Primeiro Transhomem a ser operado batiza projeto que trata de gênero

“Desde que me entendo por gente, aos 3 ou 4 anos, eu já queria ser tratado no masculino. Eu sabia que isso não podia ser explicitado verbalmente. Então eu corrigia mentalmente, e toda vez que me tratavam por 'ela' eu passava para 'ele'. Mas eu tinha que me submeter àquele mundo feminino que era imposto para mim, do uniforme da escola aos brinquedos.”

 

O relato de João Nery, 65 anos, é apenas um entre os vários episódios vividos por ele – que nasceu em um corpo feminino, mas sempre se identificou como homem.

 

Em uma época em que não se falava em transexualidade, João Nery ousou ao firmar uma trajetória de busca e construção da própria identidade. Ele é o primeiro homem transexual brasileiro a ter sido operado.

 

Ainda na infância, ele conta que, para poder se manifestar como menino, fez um carrinho de rolimã e brincou com ele no quintal de casa até destruir o concreto. “Era um recurso infantil. Mas na pracinha me chamavam de Maria Homem e era muito ruim. Minha mãe me proibiu de ir para a praça, mas acabei achando bom, pois me sentia mais protegido dentro de casa.”

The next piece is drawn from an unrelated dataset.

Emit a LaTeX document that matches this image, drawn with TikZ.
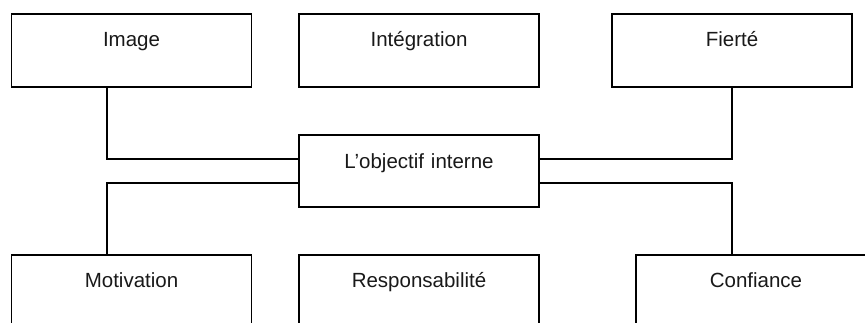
\documentclass[tikz,border=0pt]{standalone}
\usepackage{fontspec}
\setmainfont{Liberation Sans}
\begin{document}
\begin{tikzpicture}[x=1pt,y=-1pt,
  box/.style={draw=black,line width=1.5pt,fill=white,inner sep=0pt,
    text width=240pt,align=center,text height=32pt,text depth=41pt,
    font=\fontsize{20.5}{24}\selectfont,text=black!90},
  hubbox/.style={box,text height=33pt,text depth=39pt},
  link/.style={draw=black,line width=1.5pt}]
\useasboundingbox (0,0) rectangle (865,322);
\clip (0,0) rectangle (865,322);
\fill[white] (0,0) rectangle (865,322);
\node[box] (img) at (131.5,50.5) {Image};
\node[box] (integ) at (419,50.5) {Intégration};
\node[box] (fier) at (732,50.5) {Fierté};
\node[hubbox] (ctr) at (419,171) {L’objectif interne};
\node[box] (mot) at (131.5,291.5) {Motivation};
\node[box] (resp) at (419,291.5) {Responsabilité};
\node[box] (conf) at (756,291.5) {Confiance};
\draw[link] ([xshift=-24.5pt]img.south) |- ([yshift=12pt]ctr.west);
\draw[link] (fier.south) |- ([yshift=12pt]ctr.east);
\draw[link] ([xshift=-24.5pt]mot.north) |- ([yshift=-12pt]ctr.west);
\draw[link] ([xshift=-24pt]conf.north) |- ([yshift=-12pt]ctr.east);
\end{tikzpicture}
\end{document}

Na adolescência começaram a aparecer as características físicas femininas. “Começou a brotar um corpo pior ainda. Seios, 'monstruação' – como eu chamo a menstruação, porque aquilo era um monstro para mim. Fui crescendo aos trancos e barrancos, sem um rótulo”, lembra.

A dificuldade em lidar com a situação era tanta que, aos 16 anos, tentou namorar um rapaz, mas a experiência não durou muito. Depois veio a década de 1970 e a moda unissex. João se sentiu livre para cortar o cabelo curto e usar calça jeans.

Ainda com identidade feminina, ele se formou em psicologia, começou a fazer mestrado e deu aulas em três faculdades no Rio de Janeiro.

“Eu era uma figura ambígua. Com 22 anos, eu já vivia duas vidas socialmente antagônicas. Eu era mulher para os amigos, parentes e colegas de trabalho. E era visto como uma figura masculina para os desconhecidos. Fui morar com a minha namorada e, no prédio, era visto como o marido dela. Era uma loucura. Eu nunca sabia se iam me chamar de senhor ou de senhora”, conta.

Cirurgias

João já havia feito duas cirurgias de redução de mama, uma em 1966 e outra em 1968 – o médico, por medo de perder o diploma, tinha concordado apenas com a redução, e não com a retirada. Em 1976, fez a retirada do útero e dos ovários.

“Em 77, finalmente, fiz a mamoplastia masculinizadora e uma neouretra, para poder urinar em pé”, relata.